# Got my mice today.



## quadrapop (Aug 16, 2010)

Got my new mice today, cant say they are exactly as described, no platinum and the chocolates with tan bellies are just brown, one that I was mainly interested in was removed last minute and 5 girls 1 boy is 4 girls 2 boys! Regardless here they are. What would the browns be described as?










































the 2 boys, have been in together with her saying the brown was female so left them together the now, they seem to like each other but will seperate if it changes.


----------



## moustress (Sep 25, 2009)

First pic is broken chocolate, second is cinnamon, third is argente, looks like a broken black hiding in the fourth. Is that a satin frizzy and a brindle in the fifth? Nice pix.


----------



## Megzilla (Oct 12, 2009)

Pretty mice!
I love the rep hides that they have


----------



## quadrapop (Aug 16, 2010)

Thanks, no balck its just the brown again. the 2 girls and male the same are all satin (supposed to be) its my pics that didnt show it but they are not the best example, if you seen them in reality it would help. The brown male looks the same but slightly paler than the female.

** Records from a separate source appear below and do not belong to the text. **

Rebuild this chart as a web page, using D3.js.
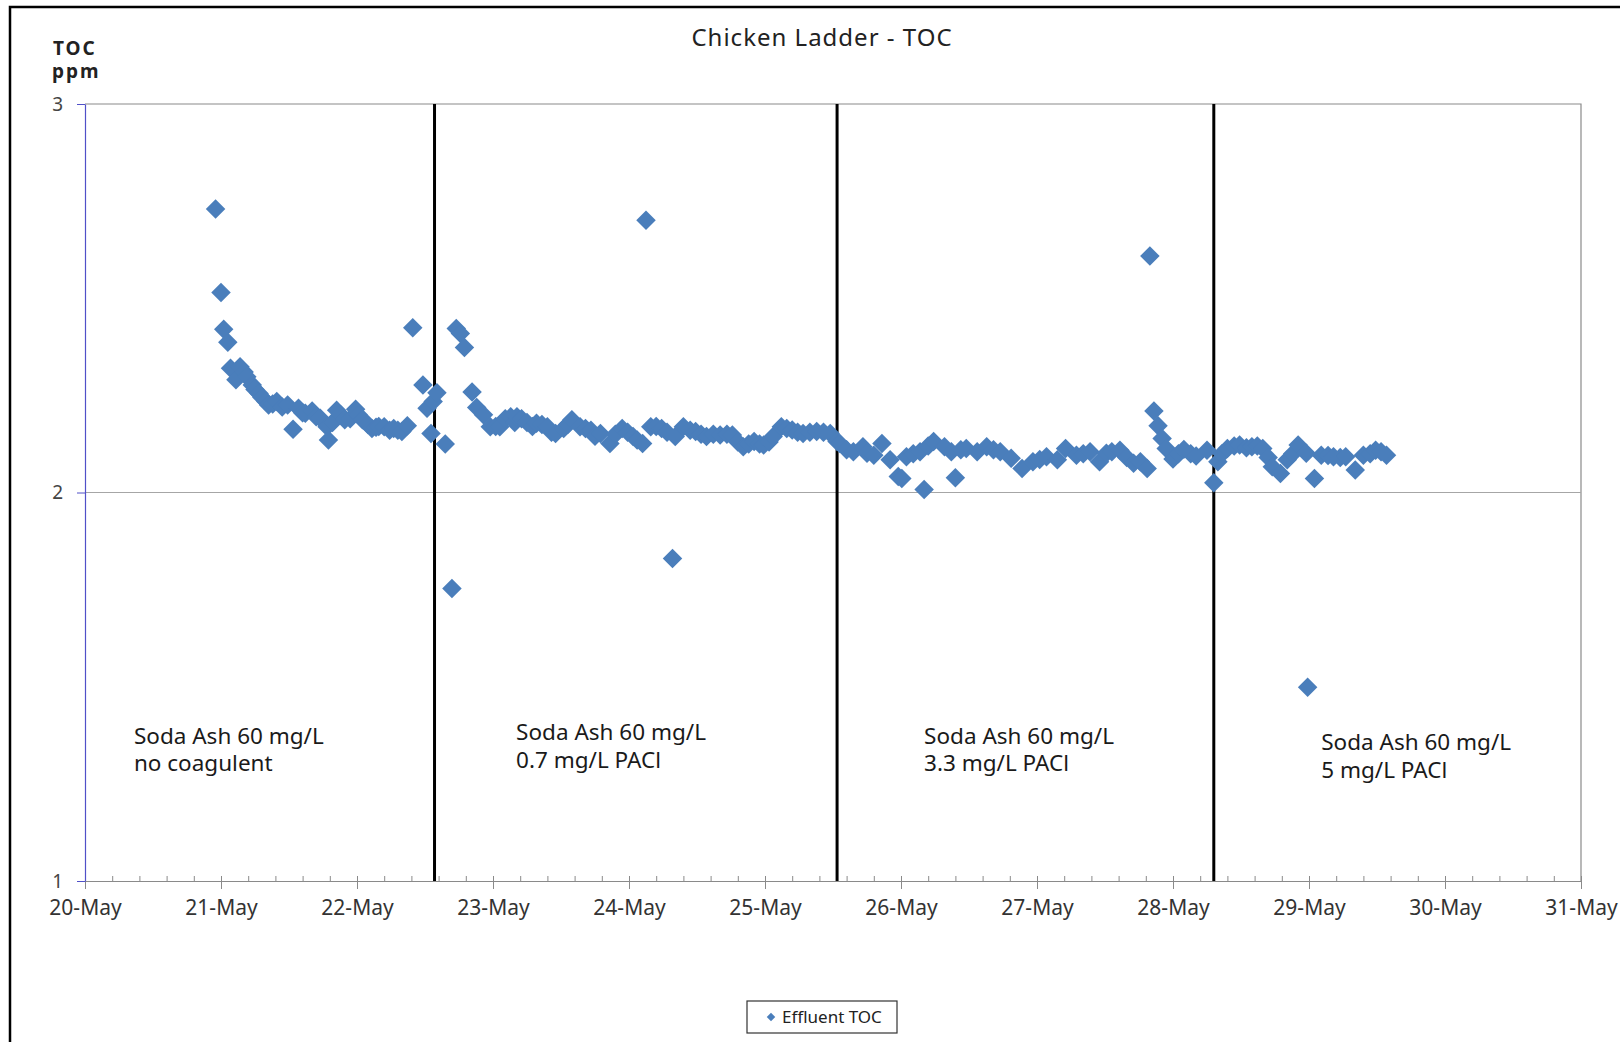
<!DOCTYPE html>
<html>
<head>
<meta charset="utf-8">
<script src="https://cdn.jsdelivr.net/npm/d3@7"></script>
<style>
  body { margin: 0; background: #fff; }
  svg { display: block; font-family: "Noto Sans", "Open Sans", sans-serif; }
</style>
</head>
<body>
<div id="vis"></div>
<script>
// Effluent TOC readings: day of May (decimal) and ppm
const days = [
  20.96, 21.00, 21.02, 21.05, 21.07, 21.11, 21.14, 21.17, 21.19, 21.23, 21.25, 21.28, 21.30, 21.33, 21.35,
  21.38, 21.41, 21.45, 21.49, 21.53, 21.57, 21.60, 21.62, 21.67, 21.70, 21.73, 21.78, 21.79, 21.82, 21.85,
  21.88, 21.91, 21.95, 21.99, 22.01, 22.04, 22.08, 22.11, 22.14, 22.16, 22.20, 22.24, 22.27, 22.30, 22.33,
  22.37, 22.41, 22.485, 22.515, 22.544, 22.56, 22.588, 22.649,
  22.698, 22.73, 22.76, 22.79, 22.846, 22.88, 22.93, 22.98, 23.02, 23.05, 23.09, 23.13, 23.16, 23.176,
  23.21, 23.25, 23.29, 23.32, 23.36, 23.40, 23.43, 23.46, 23.52, 23.55, 23.58, 23.64, 23.68, 23.72,
  23.75, 23.79, 23.86, 23.90, 23.95, 23.99, 24.03, 24.06, 24.10, 24.125, 24.16, 24.20,
  24.24, 24.28, 24.32, 24.34, 24.40, 24.45, 24.49, 24.53, 24.57, 24.62, 24.67, 24.72, 24.76, 24.80, 24.84,
  24.88, 24.92, 24.96, 24.99, 25.03, 25.06, 25.12, 25.16, 25.20, 25.24, 25.28, 25.33, 25.38, 25.43, 25.48,
  25.53, 25.55, 25.60, 25.65, 25.72, 25.75, 25.80, 25.86, 25.92, 25.98, 26.006, 26.04, 26.09, 26.14,
  26.17, 26.20, 26.24, 26.32, 26.37, 26.40, 26.44, 26.48, 26.56, 26.63, 26.68, 26.73, 26.81, 26.89,
  26.97, 27.02, 27.07, 27.15, 27.21, 27.29, 27.34, 27.39, 27.46, 27.51, 27.55, 27.61, 27.66, 27.71,
  27.76, 27.81, 27.83, 27.86, 27.89, 27.92, 27.95, 28.00, 28.04, 28.08, 28.13, 28.17, 28.25,
  28.30, 28.33, 28.36, 28.40, 28.45, 28.49, 28.54, 28.58, 28.62, 28.66, 28.70, 28.73, 28.79, 28.84,
  28.88, 28.92, 28.98, 28.99, 29.04, 29.09, 29.14, 29.18, 29.23, 29.27, 29.34, 29.40, 29.45, 29.49,
  29.53, 29.57
];
const toc = [
  2.73, 2.515, 2.42, 2.387, 2.32, 2.29, 2.324, 2.31, 2.298, 2.277, 2.265, 2.255, 2.245, 2.234, 2.225,
  2.228, 2.234, 2.22, 2.225, 2.163, 2.217, 2.205, 2.204, 2.21, 2.195, 2.191, 2.169, 2.135, 2.18, 2.212,
  2.20, 2.187, 2.19, 2.214, 2.20, 2.187, 2.175, 2.165, 2.168, 2.17, 2.169, 2.16, 2.165, 2.16, 2.157,
  2.172, 2.424, 2.277, 2.217, 2.152, 2.234, 2.257, 2.125,
  1.753, 2.422, 2.409, 2.373, 2.259, 2.219, 2.20, 2.169, 2.17, 2.169, 2.19, 2.195, 2.18, 2.195,
  2.19, 2.18, 2.17, 2.178, 2.175, 2.169, 2.155, 2.152, 2.165, 2.175, 2.187, 2.169, 2.165, 2.16,
  2.145, 2.152, 2.126, 2.15, 2.165, 2.155, 2.144, 2.135, 2.126, 2.701, 2.169, 2.17,
  2.165, 2.155, 1.83, 2.144, 2.169, 2.16, 2.157, 2.15, 2.144, 2.15, 2.148, 2.15, 2.148, 2.13, 2.118,
  2.125, 2.131, 2.125, 2.122, 2.13, 2.144, 2.169, 2.165, 2.161, 2.155, 2.152, 2.155, 2.157, 2.155, 2.152,
  2.131, 2.126, 2.11, 2.105, 2.118, 2.101, 2.096, 2.126, 2.084, 2.041, 2.036, 2.092, 2.10, 2.105,
  2.008, 2.12, 2.131, 2.118, 2.105, 2.038, 2.11, 2.113, 2.105, 2.118, 2.11, 2.105, 2.088, 2.062,
  2.079, 2.085, 2.092, 2.084, 2.113, 2.096, 2.10, 2.105, 2.079, 2.101, 2.105, 2.109, 2.09, 2.075,
  2.079, 2.062, 2.609, 2.21, 2.172, 2.139, 2.113, 2.086, 2.10, 2.111, 2.10, 2.094, 2.109,
  2.025, 2.079, 2.10, 2.113, 2.12, 2.122, 2.115, 2.118, 2.12, 2.113, 2.09, 2.066, 2.049, 2.084,
  2.10, 2.122, 2.101, 1.499, 2.036, 2.096, 2.095, 2.092, 2.09, 2.092, 2.058, 2.096, 2.10, 2.109,
  2.105, 2.096
];

// Treatment change days and the dosing notes
const changeDays = [22.57, 25.53, 28.30];
const noteDays = [20.36, 23.17, 26.17, 29.09];
const noteLevels = [1.374, 1.382, 1.374, 1.358];
const noteLines = [
  ["Soda Ash 60 mg/L", "no coagulent"],
  ["Soda Ash 60 mg/L", "0.7 mg/L PACl"],
  ["Soda Ash 60 mg/L", "3.3 mg/L PACl"],
  ["Soda Ash 60 mg/L", "5 mg/L PACl"]
];
const xTicks = d3.range(20, 32);
const yTicks = [1, 2, 3];

const data = days.map((d, i) => ({ day: d, toc: toc[i] }));

const width = 1620, height = 1042;
const margin = { top: 104, right: 39, bottom: 161, left: 85 };
const blue = "#4a7ebb";

const svg = d3.select("#vis").append("svg")
  .attr("width", width)
  .attr("height", height);

// outer chart frame (cropped on right and bottom)
svg.append("path")
  .attr("d", `M10,${height} L10,7 L${width},7`)
  .attr("fill", "none")
  .attr("stroke", "#000")
  .attr("stroke-width", 2.5);

const xScale = d3.scaleLinear().domain([20, 31]).range([margin.left, width - margin.right]);
const yScale = d3.scaleLinear().domain([1, 3]).range([height - margin.bottom, margin.top]);

// title
svg.append("text")
  .attr("x", 822)
  .attr("y", 46)
  .attr("text-anchor", "middle")
  .attr("font-size", "24px")
  .attr("letter-spacing", "1px")
  .attr("fill", "#222")
  .text("Chicken Ladder - TOC");

// y axis title
svg.append("text")
  .attr("x", 53).attr("y", 55)
  .attr("font-size", "19px").attr("font-weight", "bold").attr("fill", "#222")
  .attr("letter-spacing", "2px")
  .text("TOC");
svg.append("text")
  .attr("x", 52).attr("y", 78)
  .attr("font-size", "19px").attr("font-weight", "bold").attr("fill", "#222")
  .attr("letter-spacing", "2px")
  .text("ppm");

// plot frame: top and right
svg.append("path")
  .attr("d", `M${xScale(20)},${yScale(3)} L${xScale(31)},${yScale(3)} L${xScale(31)},${yScale(1)}`)
  .attr("fill", "none")
  .attr("stroke", "#8a8a8a")
  .attr("stroke-width", 1.2);

// horizontal gridline at 2
svg.append("line")
  .attr("x1", xScale(20)).attr("x2", xScale(31))
  .attr("y1", yScale(2)).attr("y2", yScale(2))
  .attr("stroke", "#a6a6a6")
  .attr("stroke-width", 1.2);

// x axis: minor ticks inside, major outside
const xMinor = svg.append("g")
  .attr("transform", `translate(0,${yScale(1)})`)
  .call(d3.axisTop(xScale).tickValues(d3.range(20, 31.001, 0.2)).tickSize(5).tickFormat(""));
xMinor.select(".domain").remove();
xMinor.selectAll("line").attr("stroke", "#8a8a8a");

const xAxis = svg.append("g")
  .attr("transform", `translate(0,${yScale(1)})`)
  .call(d3.axisBottom(xScale).tickValues(xTicks).tickSize(8).tickPadding(11).tickSizeOuter(0)
    .tickFormat(d => d + "-May"));
xAxis.select(".domain").attr("stroke", "#8a8a8a").attr("stroke-width", 1.2);
xAxis.selectAll("line").attr("stroke", "#8a8a8a");
xAxis.selectAll("text")
  .attr("font-size", "21px")
  .attr("fill", "#333")
  .attr("font-family", "'Noto Sans', sans-serif");

// y axis
const yAxis = svg.append("g")
  .attr("transform", `translate(${xScale(20)},0)`)
  .call(d3.axisLeft(yScale).tickValues(yTicks).tickSize(8).tickPadding(14).tickSizeOuter(0)
    .tickFormat(d3.format("d")));
yAxis.select(".domain").attr("stroke", "#5050c8").attr("stroke-width", 1.2);
yAxis.selectAll("line").attr("stroke", "#5050c8");
yAxis.selectAll("text")
  .attr("font-size", "19px")
  .attr("fill", "#444")
  .attr("font-family", "'Noto Sans', sans-serif");

// treatment change lines
svg.selectAll("line.change")
  .data(changeDays)
  .enter()
  .append("line")
  .attr("class", "change")
  .attr("x1", d => xScale(d)).attr("x2", d => xScale(d))
  .attr("y1", yScale(3)).attr("y2", yScale(1))
  .attr("stroke", "#000")
  .attr("stroke-width", 3);

// dosing notes
noteLines.forEach((lines, i) => {
  const t = svg.append("text")
    .attr("x", xScale(noteDays[i]))
    .attr("y", yScale(noteLevels[i]))
    .attr("font-size", "22.5px")
    .attr("fill", "#1a1a1a");
  lines.forEach((line, j) => {
    t.append("tspan")
      .attr("x", xScale(noteDays[i]))
      .attr("dy", j === 0 ? "0.35em" : "1.24em")
      .text(line);
  });
});

// points
const diamond = d3.symbol().type(d3.symbolSquare).size(190);
svg.selectAll("path.pt")
  .data(data)
  .enter()
  .append("path")
  .attr("class", "pt")
  .attr("d", diamond)
  .attr("transform", d => `translate(${xScale(d.day)},${yScale(d.toc)}) rotate(45)`)
  .attr("fill", blue);

// legend
const legend = svg.append("g").attr("transform", "translate(747,1001)");
legend.append("rect")
  .attr("width", 150).attr("height", 32)
  .attr("fill", "#fff")
  .attr("stroke", "#333")
  .attr("stroke-width", 1.2);
legend.append("path")
  .attr("d", d3.symbol().type(d3.symbolSquare).size(36))
  .attr("transform", "translate(24,16) rotate(45)")
  .attr("fill", blue);
legend.append("text")
  .attr("x", 35).attr("y", 22)
  .attr("font-size", "17px")
  .attr("fill", "#222")
  .text("Effluent TOC");
</script>
</body>
</html>
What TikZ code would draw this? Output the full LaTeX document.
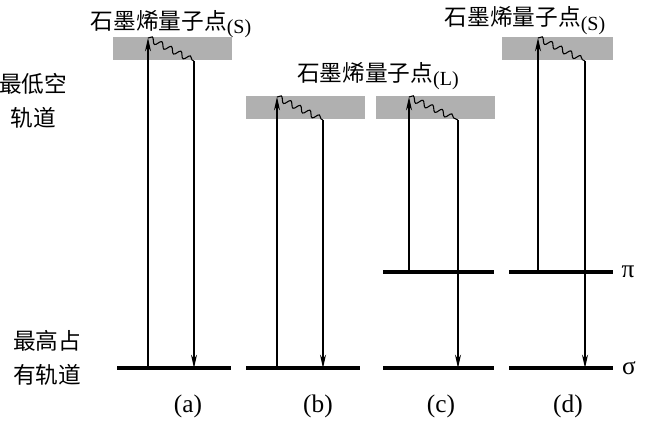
\documentclass[tikz,border=0pt]{standalone}
\usepackage{fontspec}
\setmainfont{Liberation Serif}
\newfontfamily\cjk{Noto Sans CJK SC}
\usetikzlibrary{arrows.meta,decorations.pathmorphing}

\begin{document}
\begin{tikzpicture}[x=0.75pt,y=-0.75pt,
    level/.style={line width=3pt},
    band/.style={fill=gray!62},
    absorb/.style={line width=0.8pt,-{Stealth[length=10pt,width=4.5pt]}},
    relax/.style={line width=0.8pt,decorate,decoration={snake,amplitude=2.2pt,segment length=8pt,post length=1pt}},
    cjktext/.style={font=\cjk\fontsize{17}{21}\selectfont},
    sidetext/.style={font=\cjk\fontsize{17}{26}\selectfont},
    tag/.style={font=\fontsize{19}{22}\selectfont}]
  \useasboundingbox (0,0) rectangle (649,421);

  % Example (a): small dot, sigma only
  \fill[band] (113,37) rectangle (232,60);
  \draw[level] (117,368) -- (231,368);
  \coordinate (a-lo) at (148,368);
  \coordinate (a-hi) at (148,38);
  \coordinate (a-top) at (194,61);
  \coordinate (a-end) at (194,368);
  \draw[absorb] (a-lo) -- (a-hi);
  \draw[relax] (a-hi) -- (a-top);
  \draw[absorb] (a-top) -- (a-end);
  \node[cjktext,anchor=base] (a-title) at (171,29) {石墨烯量子点\raisebox{-0.4ex}{\fontsize{15}{17}\selectfont\rmfamily(S)}};
  \node[tag] (a-tag) at (188,406) {(a)};

  % Example (b): large dot, sigma only
  \fill[band] (246,96) rectangle (365,119);
  \draw[level] (246,368) -- (360,368);
  \coordinate (b-lo) at (277,368);
  \coordinate (b-hi) at (277,97);
  \coordinate (b-top) at (323,120);
  \coordinate (b-end) at (323,368);
  \draw[absorb] (b-lo) -- (b-hi);
  \draw[relax] (b-hi) -- (b-top);
  \draw[absorb] (b-top) -- (b-end);
  \node[tag] (b-tag) at (318,406) {(b)};

  % Example (c): large dot, pi and sigma
  \fill[band] (376,96) rectangle (495,119);
  \draw[level] (383,272) -- (494,272);
  \draw[level] (383,368) -- (494,368);
  \coordinate (c-lo) at (409,272);
  \coordinate (c-hi) at (409,97);
  \coordinate (c-top) at (458,120);
  \coordinate (c-end) at (458,368);
  \draw[absorb] (c-lo) -- (c-hi);
  \draw[relax] (c-hi) -- (c-top);
  \draw[absorb] (c-top) -- (c-end);
  \node[cjktext,anchor=base] (bc-title) at (378,81) {石墨烯量子点\raisebox{-0.4ex}{\fontsize{15}{17}\selectfont\rmfamily(L)}};
  \node[tag] (c-tag) at (441,406) {(c)};

  % Example (d): small dot, pi and sigma
  \fill[band] (502,37) rectangle (613,60);
  \draw[level] (509,272) -- (613,272);
  \draw[level] (509,368) -- (613,368);
  \coordinate (d-lo) at (538,272);
  \coordinate (d-hi) at (538,38);
  \coordinate (d-top) at (585,61);
  \coordinate (d-end) at (585,368);
  \draw[absorb] (d-lo) -- (d-hi);
  \draw[relax] (d-hi) -- (d-top);
  \draw[absorb] (d-top) -- (d-end);
  \node[cjktext,anchor=base] (d-title) at (525,26) {石墨烯量子点\raisebox{-0.4ex}{\fontsize{15}{17}\selectfont\rmfamily(S)}};
  \node[tag] (d-tag) at (568,406) {(d)};

  % levels on the left and right
  \node[sidetext,align=center] (lumo) at (33,101) {最低空\\轨道};
  \node[sidetext,align=center] (homo) at (47,358) {最高占\\有轨道};
  \node[tag] (pi) at (628,272) {π};
  \node[tag] (sigma) at (629,368) {σ};
\end{tikzpicture}
\end{document}
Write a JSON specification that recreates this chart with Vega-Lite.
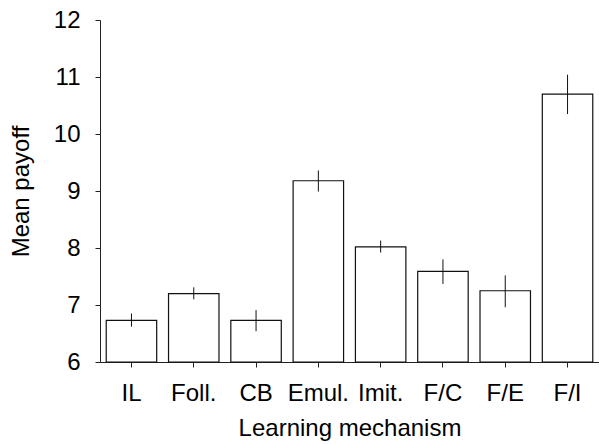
{
  "$schema": "https://vega.github.io/schema/vega-lite/v6.json",
  "autosize": {"type": "none"},
  "padding": {"left": 100, "top": 20, "right": 0, "bottom": 82},
  "width": 499,
  "height": 342,
  "background": "white",
  "config": {
    "view": {"stroke": null},
    "font": "Liberation Sans",
    "axis": {
      "grid": false,
      "domainColor": "#222222",
      "tickColor": "#222222",
      "labelColor": "#000000",
      "titleColor": "#000000",
      "labelFont": "Liberation Sans",
      "titleFont": "Liberation Sans",
      "labelFontSize": 24,
      "titleFontSize": 24,
      "titleFontWeight": "normal",
      "tickSize": 5,
      "domainWidth": 1,
      "tickWidth": 1
    }
  },
  "data": {
    "values": [
      {"mech": "IL", "mean": 6.73, "lo": 6.62, "hi": 6.85},
      {"mech": "Foll.", "mean": 7.20, "lo": 7.10, "hi": 7.31},
      {"mech": "CB", "mean": 6.73, "lo": 6.54, "hi": 6.91},
      {"mech": "Emul.", "mean": 9.18, "lo": 8.99, "hi": 9.36},
      {"mech": "Imit.", "mean": 8.02, "lo": 7.92, "hi": 8.13},
      {"mech": "F/C", "mean": 7.59, "lo": 7.37, "hi": 7.80},
      {"mech": "F/E", "mean": 7.25, "lo": 6.96, "hi": 7.52},
      {"mech": "F/I", "mean": 10.70, "lo": 10.35, "hi": 11.04}
    ]
  },
  "encoding": {
    "x": {
      "field": "mech",
      "type": "nominal",
      "sort": null,
      "title": "Learning mechanism",
      "scale": {"paddingInner": 0.19, "paddingOuter": 0.1},
      "axis": {"labelAngle": 0, "labelPadding": 14, "titlePadding": 11}
    }
  },
  "layer": [
    {
      "mark": {"type": "bar", "fill": "white", "stroke": "#111111", "strokeWidth": 1.2},
      "encoding": {
        "y": {
          "field": "mean",
          "type": "quantitative",
          "title": "Mean payoff",
          "scale": {"domain": [6, 12], "zero": false, "nice": false},
          "axis": {"values": [6, 7, 8, 9, 10, 11, 12], "format": "d", "labelPadding": 15, "titlePadding": 20}
        },
        "y2": {"datum": 6}
      }
    },
    {
      "mark": {"type": "rule", "color": "#111111", "strokeWidth": 1},
      "encoding": {
        "y": {"field": "lo", "type": "quantitative"},
        "y2": {"field": "hi"}
      }
    }
  ]
}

Haha Ive been to 3/4 pet shops and cant actually get a hamster/mouse bed how bad is that!!!


----------



## windyhill (Jan 19, 2010)

So pretty!


----------



## zany_toon (Apr 3, 2010)

They are lovely. I have to admit that I really like the two boys


----------



## quadrapop (Aug 16, 2010)

Thanks, I think they are all lovely but obviously dissapointed they have been miss sold! I had to seperate the boys last night for fighting, I expected it but they are supposed to have been living together and she had no idea it was a male :?


----------



## Rhasputin (Feb 21, 2010)

The first one looks variegated to me.


----------



## Megzilla (Oct 12, 2009)

Nope, Variegated has smaller, more faded& irregular spots. It's def a Chocolate Broken, I used to breed them


----------



## quadrapop (Aug 16, 2010)

This site wouldnt let me reply to anything yesterday :s


----------



## Megzilla (Oct 12, 2009)

quadrapop said:


> This site wouldnt let me reply to anything yesterday :s


Have you told one of the mods? o:


----------



## The Boggit keeper (Mar 5, 2010)

New mousies!  and such pretty colours!
There's always something nice about having a new mouse in the house(as long as he is an invited guest!  )


----------



## quadrapop (Aug 16, 2010)

megzilla92 said:


> quadrapop said:
> 
> 
> > This site wouldnt let me reply to anything yesterday :s
> ...


Nah its working fine now.

I am really getting a soft spot for the female cinnamon, shes nice and handling well. The chocolate marked is pregnant so cant wait for that!


----------



## Rhasputin (Feb 21, 2010)

megzilla92 said:


> Nope, Variegated has smaller, more faded& irregular spots. It's def a Chocolate Broken, I used to breed them


Well, variegated are -supposed- to have smaller faded random spotting. It looks like a poorly marked variegated, mostly because of the 'skunk stripe' on the head and shoulders, that spreads out.
I've seen one before that had nothing but the stripe, they're pretty hillarious. :lol:

But it could be broken, of variegated.


----------



## quadrapop (Aug 16, 2010)

cant wait to see what babies shes popped out to tell what male it was.


----------